**Dataset section:**
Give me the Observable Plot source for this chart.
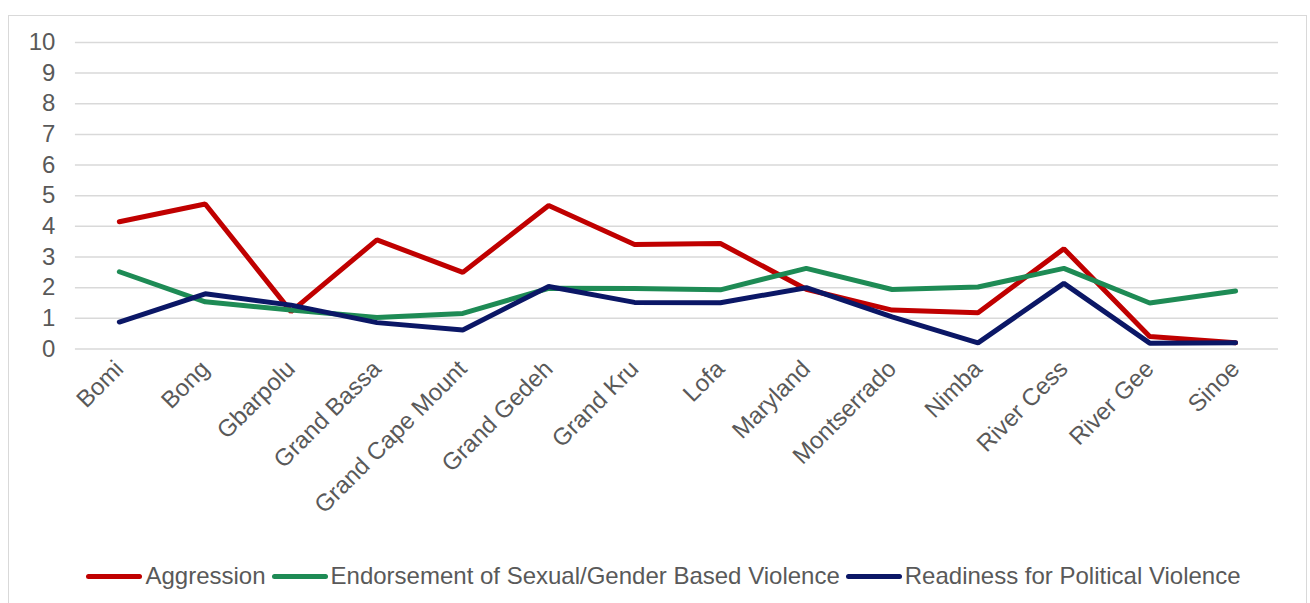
<!DOCTYPE html>
<html>
<head>
<meta charset="utf-8">
<script src="https://cdn.jsdelivr.net/npm/d3@7"></script>
<script src="https://cdn.jsdelivr.net/npm/@observablehq/plot@0.6"></script>
<style>
  html, body { margin: 0; padding: 0; background: #fff; }
  body { width: 1310px; height: 603px; overflow: hidden; position: relative; font-family: "Liberation Sans", Arial, sans-serif; }
  #frame { position: absolute; left: 8px; top: 15px; width: 1299px; height: 600px; border: 1.5px solid #d9d9d9; box-sizing: border-box; }
  #legend { position: absolute; left: 6px; top: 546px; width: 100%; display: flex; justify-content: center; align-items: center; gap: 6px; font-size: 24px; color: #595959; }
  .item { display: flex; align-items: center; }
  .sw { width: 56px; height: 5px; border-radius: 3px; margin-right: 3px; }
</style>
</head>
<body>
<div id="frame"><div id="chart"></div><div id="legend"></div></div>
<script>
const counties = ["Bomi","Bong","Gbarpolu","Grand Bassa","Grand Cape Mount","Grand Gedeh","Grand Kru","Lofa","Maryland","Montserrado","Nimba","River Cess","River Gee","Sinoe"];
const seriesNames = ["Aggression","Endorsement of Sexual/Gender Based Violence","Readiness for Political Violence"];
const aggression = [4.15,4.73,1.22,3.56,2.5,4.68,3.41,3.44,1.95,1.27,1.18,3.27,0.41,0.2];
const endorsement = [2.52,1.54,1.27,1.03,1.16,1.98,1.97,1.93,2.63,1.94,2.02,2.63,1.5,1.89];
const readiness = [0.88,1.8,1.43,0.86,0.62,2.04,1.52,1.51,2.0,1.05,0.2,2.14,0.19,0.2];
const yTicks = [0,1,2,3,4,5,6,7,8,9,10];
const colors = ["#c00000","#1e8b55","#0b1766"];

const all = [aggression, endorsement, readiness];
const data = [];
seriesNames.forEach((s, i) => counties.forEach((c, j) => data.push({series: s, county: c, value: all[i][j]})));

const plot = Plot.plot({
  width: 1299,
  height: 530,
  marginLeft: 66,
  marginRight: 28,
  marginTop: 26,
  marginBottom: 197,
  style: {fontFamily: "Liberation Sans, Arial, sans-serif", fontSize: "24px", color: "#595959", background: "transparent"},
  x: {domain: counties, type: "band", padding: 0, label: null},
  y: {domain: [0, 10], label: null},
  color: {domain: seriesNames, range: colors},
  marks: [
    Plot.ruleY(yTicks, {stroke: "#d9d9d9", strokeWidth: 1.5}),
    Plot.axisY({ticks: yTicks, tickSize: 0, tickPadding: 20, label: null, fontSize: 24}),
    Plot.axisX({tickSize: 0, tickRotate: -45, tickPadding: 16, label: null, fontSize: 24}),
    Plot.line(data, {x: "county", y: "value", z: "series", stroke: "series", strokeWidth: 5, strokeLinejoin: "miter", strokeLinecap: "round"})
  ]
});
document.getElementById("chart").appendChild(plot);

const legend = document.getElementById("legend");
seriesNames.forEach((s, i) => {
  const it = document.createElement("div");
  it.className = "item";
  const sw = document.createElement("div");
  sw.className = "sw";
  sw.style.background = colors[i];
  const t = document.createElement("span");
  t.textContent = s;
  it.appendChild(sw); it.appendChild(t);
  legend.appendChild(it);
});
</script>
</body>
</html>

**Exercise description:** Set down the material above as is, without any pictures.

**Result of the task:**
Give me the Observable Plot source for this chart.
<!DOCTYPE html>
<html>
<head>
<meta charset="utf-8">
<script src="https://cdn.jsdelivr.net/npm/d3@7"></script>
<script src="https://cdn.jsdelivr.net/npm/@observablehq/plot@0.6"></script>
<style>
  html, body { margin: 0; padding: 0; background: #fff; }
  body { width: 1310px; height: 603px; overflow: hidden; position: relative; font-family: "Liberation Sans", Arial, sans-serif; }
  #frame { position: absolute; left: 8px; top: 15px; width: 1299px; height: 600px; border: 1.5px solid #d9d9d9; box-sizing: border-box; }
  #legend { position: absolute; left: 6px; top: 546px; width: 100%; display: flex; justify-content: center; align-items: center; gap: 6px; font-size: 24px; color: #595959; }
  .item { display: flex; align-items: center; }
  .sw { width: 56px; height: 5px; border-radius: 3px; margin-right: 3px; }
</style>
</head>
<body>
<div id="frame"><div id="chart"></div><div id="legend"></div></div>
<script>
const counties = ["Bomi","Bong","Gbarpolu","Grand Bassa","Grand Cape Mount","Grand Gedeh","Grand Kru","Lofa","Maryland","Montserrado","Nimba","River Cess","River Gee","Sinoe"];
const seriesNames = ["Aggression","Endorsement of Sexual/Gender Based Violence","Readiness for Political Violence"];
const aggression = [4.15,4.73,1.22,3.56,2.5,4.68,3.41,3.44,1.95,1.27,1.18,3.27,0.41,0.2];
const endorsement = [2.52,1.54,1.27,1.03,1.16,1.98,1.97,1.93,2.63,1.94,2.02,2.63,1.5,1.89];
const readiness = [0.88,1.8,1.43,0.86,0.62,2.04,1.52,1.51,2.0,1.05,0.2,2.14,0.19,0.2];
const yTicks = [0,1,2,3,4,5,6,7,8,9,10];
const colors = ["#c00000","#1e8b55","#0b1766"];

const all = [aggression, endorsement, readiness];
const data = [];
seriesNames.forEach((s, i) => counties.forEach((c, j) => data.push({series: s, county: c, value: all[i][j]})));

const plot = Plot.plot({
  width: 1299,
  height: 530,
  marginLeft: 66,
  marginRight: 28,
  marginTop: 26,
  marginBottom: 197,
  style: {fontFamily: "Liberation Sans, Arial, sans-serif", fontSize: "24px", color: "#595959", background: "transparent"},
  x: {domain: counties, type: "band", padding: 0, label: null},
  y: {domain: [0, 10], label: null},
  color: {domain: seriesNames, range: colors},
  marks: [
    Plot.ruleY(yTicks, {stroke: "#d9d9d9", strokeWidth: 1.5}),
    Plot.axisY({ticks: yTicks, tickSize: 0, tickPadding: 20, label: null, fontSize: 24}),
    Plot.axisX({tickSize: 0, tickRotate: -45, tickPadding: 16, label: null, fontSize: 24}),
    Plot.line(data, {x: "county", y: "value", z: "series", stroke: "series", strokeWidth: 5, strokeLinejoin: "miter", strokeLinecap: "round"})
  ]
});
document.getElementById("chart").appendChild(plot);

const legend = document.getElementById("legend");
seriesNames.forEach((s, i) => {
  const it = document.createElement("div");
  it.className = "item";
  const sw = document.createElement("div");
  sw.className = "sw";
  sw.style.background = colors[i];
  const t = document.createElement("span");
  t.textContent = s;
  it.appendChild(sw); it.appendChild(t);
  legend.appendChild(it);
});
</script>
</body>
</html>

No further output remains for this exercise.